Starting with the first line below, extract each line through the one that contains "XAxis, YAxis, ReferenceArea", inclusive, excluding pictures.

— Begin Recorded data —

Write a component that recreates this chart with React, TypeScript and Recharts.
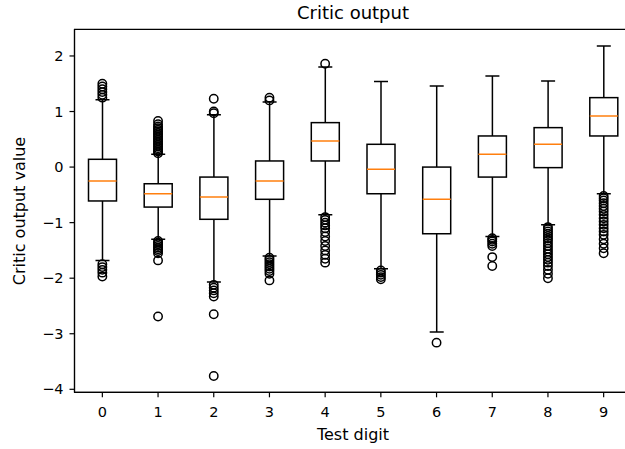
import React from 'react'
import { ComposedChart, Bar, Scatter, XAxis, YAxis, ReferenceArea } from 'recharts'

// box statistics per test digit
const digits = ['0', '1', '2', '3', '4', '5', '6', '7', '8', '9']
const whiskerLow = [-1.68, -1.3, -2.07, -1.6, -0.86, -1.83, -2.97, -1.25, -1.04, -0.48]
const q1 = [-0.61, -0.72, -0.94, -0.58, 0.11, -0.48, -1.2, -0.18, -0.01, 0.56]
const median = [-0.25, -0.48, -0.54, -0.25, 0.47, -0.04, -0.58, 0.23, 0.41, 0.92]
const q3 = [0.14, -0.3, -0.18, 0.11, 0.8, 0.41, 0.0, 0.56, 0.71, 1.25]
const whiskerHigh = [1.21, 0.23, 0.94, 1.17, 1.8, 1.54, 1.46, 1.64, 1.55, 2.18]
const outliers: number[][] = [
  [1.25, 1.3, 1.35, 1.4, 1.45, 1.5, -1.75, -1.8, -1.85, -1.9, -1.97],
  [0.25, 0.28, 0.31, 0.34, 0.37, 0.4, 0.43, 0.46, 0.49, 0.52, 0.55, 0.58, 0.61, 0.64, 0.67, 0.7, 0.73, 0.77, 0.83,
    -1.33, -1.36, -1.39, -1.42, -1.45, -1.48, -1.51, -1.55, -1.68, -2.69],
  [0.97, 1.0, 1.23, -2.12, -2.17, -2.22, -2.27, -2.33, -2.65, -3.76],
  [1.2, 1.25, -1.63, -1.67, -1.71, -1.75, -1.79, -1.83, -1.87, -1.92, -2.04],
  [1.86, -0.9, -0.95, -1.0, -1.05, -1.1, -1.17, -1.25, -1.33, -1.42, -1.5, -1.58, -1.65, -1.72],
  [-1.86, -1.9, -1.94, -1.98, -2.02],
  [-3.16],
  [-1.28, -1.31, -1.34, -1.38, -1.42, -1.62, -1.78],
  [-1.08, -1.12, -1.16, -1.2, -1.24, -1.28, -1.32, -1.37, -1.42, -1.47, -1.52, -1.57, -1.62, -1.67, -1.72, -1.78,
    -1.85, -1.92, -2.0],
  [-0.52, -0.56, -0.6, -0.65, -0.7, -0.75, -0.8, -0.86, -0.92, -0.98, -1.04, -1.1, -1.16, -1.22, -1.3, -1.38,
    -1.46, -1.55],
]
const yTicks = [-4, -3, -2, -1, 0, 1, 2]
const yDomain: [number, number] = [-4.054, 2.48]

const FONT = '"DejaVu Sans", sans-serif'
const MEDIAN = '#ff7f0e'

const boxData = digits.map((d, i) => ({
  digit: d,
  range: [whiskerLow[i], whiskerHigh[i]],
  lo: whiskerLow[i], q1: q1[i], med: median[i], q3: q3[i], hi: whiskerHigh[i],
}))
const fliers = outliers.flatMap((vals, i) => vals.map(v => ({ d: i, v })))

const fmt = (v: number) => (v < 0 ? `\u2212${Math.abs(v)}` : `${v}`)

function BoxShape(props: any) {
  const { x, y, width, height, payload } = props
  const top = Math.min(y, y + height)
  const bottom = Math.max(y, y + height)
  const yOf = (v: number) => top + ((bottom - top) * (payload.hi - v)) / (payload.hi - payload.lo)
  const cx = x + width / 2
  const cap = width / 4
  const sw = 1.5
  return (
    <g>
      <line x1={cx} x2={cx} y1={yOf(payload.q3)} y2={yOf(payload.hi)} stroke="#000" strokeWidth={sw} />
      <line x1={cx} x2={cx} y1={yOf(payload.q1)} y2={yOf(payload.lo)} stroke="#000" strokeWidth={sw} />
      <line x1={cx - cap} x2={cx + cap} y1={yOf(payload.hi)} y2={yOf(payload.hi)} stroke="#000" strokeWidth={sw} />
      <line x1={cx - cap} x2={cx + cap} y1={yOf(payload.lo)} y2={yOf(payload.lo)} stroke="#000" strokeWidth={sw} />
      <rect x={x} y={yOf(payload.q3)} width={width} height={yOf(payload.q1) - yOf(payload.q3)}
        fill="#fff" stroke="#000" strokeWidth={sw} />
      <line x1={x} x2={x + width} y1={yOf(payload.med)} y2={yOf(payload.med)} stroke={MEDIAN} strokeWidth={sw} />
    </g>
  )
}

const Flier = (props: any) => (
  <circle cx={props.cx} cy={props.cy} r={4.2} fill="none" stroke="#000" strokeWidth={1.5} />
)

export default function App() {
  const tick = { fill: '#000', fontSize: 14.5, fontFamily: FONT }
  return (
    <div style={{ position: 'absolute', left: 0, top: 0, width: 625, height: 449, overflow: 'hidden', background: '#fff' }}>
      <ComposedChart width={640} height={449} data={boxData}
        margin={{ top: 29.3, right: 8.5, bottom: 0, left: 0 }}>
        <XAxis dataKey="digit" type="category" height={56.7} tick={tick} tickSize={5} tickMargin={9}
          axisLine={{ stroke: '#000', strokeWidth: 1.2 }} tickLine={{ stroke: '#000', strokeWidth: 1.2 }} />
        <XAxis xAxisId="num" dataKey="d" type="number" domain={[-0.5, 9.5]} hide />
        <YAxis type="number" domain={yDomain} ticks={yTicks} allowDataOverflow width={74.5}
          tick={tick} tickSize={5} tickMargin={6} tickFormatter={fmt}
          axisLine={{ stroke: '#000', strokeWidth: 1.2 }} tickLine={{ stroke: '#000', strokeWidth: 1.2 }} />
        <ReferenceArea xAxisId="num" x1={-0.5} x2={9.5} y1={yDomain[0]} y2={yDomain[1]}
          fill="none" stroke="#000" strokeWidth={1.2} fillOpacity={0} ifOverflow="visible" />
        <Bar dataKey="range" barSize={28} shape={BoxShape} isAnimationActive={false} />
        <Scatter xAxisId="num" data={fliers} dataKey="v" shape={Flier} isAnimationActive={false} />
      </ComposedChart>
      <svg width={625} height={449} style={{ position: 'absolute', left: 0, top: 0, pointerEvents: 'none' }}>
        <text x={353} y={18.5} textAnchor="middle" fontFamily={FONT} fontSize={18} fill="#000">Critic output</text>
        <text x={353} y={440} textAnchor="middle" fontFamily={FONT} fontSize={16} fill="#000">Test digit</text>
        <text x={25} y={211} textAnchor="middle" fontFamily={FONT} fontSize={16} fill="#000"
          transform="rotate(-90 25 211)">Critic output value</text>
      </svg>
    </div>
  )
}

— End Recorded data —

| Task answer |
Write a component that recreates this chart with React, TypeScript and Recharts.
import React from 'react'
import { ComposedChart, Bar, Scatter, XAxis, YAxis, ReferenceArea } from 'recharts'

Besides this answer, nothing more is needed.